The case of the day, In re Braga (S.D. Fla. 2011), involves an application for judicial assistance to take evidence for use in Brazilian bankruptcy proceedings involving Petroforte Brasileiro de Petroleo Ltda. The application for judicial assistance, brought by Braga, the “judicial administrator” of Petroforte (I take it this is the equivalent of a bankruptcy trustee in the U.S.), asserts that Petroforte’s owner, Ari Natalino da Silva, had, through the use of straw men and fraudulent liens, defrauded Petroforte’s creditors.

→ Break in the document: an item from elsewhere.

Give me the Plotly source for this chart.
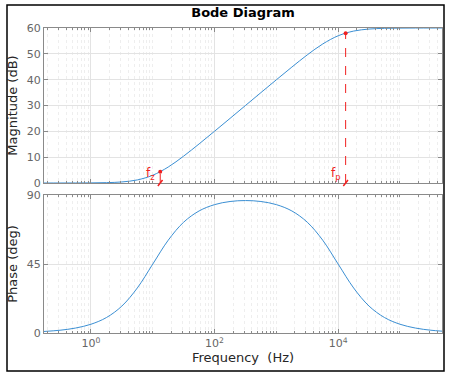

Braga asserted that the Brazilian court had found that Securinvest Holdings SA and Agroindustrial Esspirito Santo do Turvo Ltda. should be included in the bankruptcy estate, because there had been “patrimonial confusion” (it appears to me that the claim was that assets of Petroforte that should be made available for distribution to its creditors were instead being held, wrongfully, in the name of Securinvest and Agroindustrial). Braga asserted that his investigation had shown that two firms in the Cayman Islands had falsified their records so as to conceal the ultimate ownership interests in Securinvest, and he sought to take discovery from six U.S. entities that supposedly could shed light on the matter. The Brazilian court had issued a letter rogatory seeking assistance in obtaining discovery from four of the six.
Braga had proceeded ex parte, as is common in cases under the judicial assistance statute, and the court authorized issuance of the subpoenas Braga sought. Two of the discovery targets, Carlton Fields, P.A., and Robert B. MacCaulay, objected to the subpoenas. Their client, Rural International Bank (which Braga believed was the ultimate owner of the Cayman Island firms), obtained leave to intervene and moved under Rule 60(b) to vacate the court’s earlier order granting the application for judicial assistance. The gist of Rural’s argument was that Braga was guilty of “unfair surprise” because he proceeded ex parte, and that Braga had wrongfully withheld information from the US court in his application.
The court rejected the “unfair surprise” argument, noting that “correct application of settled law [is not] as an unfair surprise,” and also noting that it was the court’s routine practice to hear applications for judicial assistance ex parte. The court also found that the claim that Braga had failed to disclose material to the court was factually inaccurate (a point Rural conceded) and likewise rejected Rural’s attempt to argue that Braga had nevertheless acted wrongfully by mischaracterizing the effect of the Brazilian court’s decisions. But the court held that Braga had not mischaracterized anything–at most, he had simply not advised the court that his interpretation of the order was open to dispute. Under Rule 60(b), only egregious or extraordinary circumstances will justify relief from the judgment.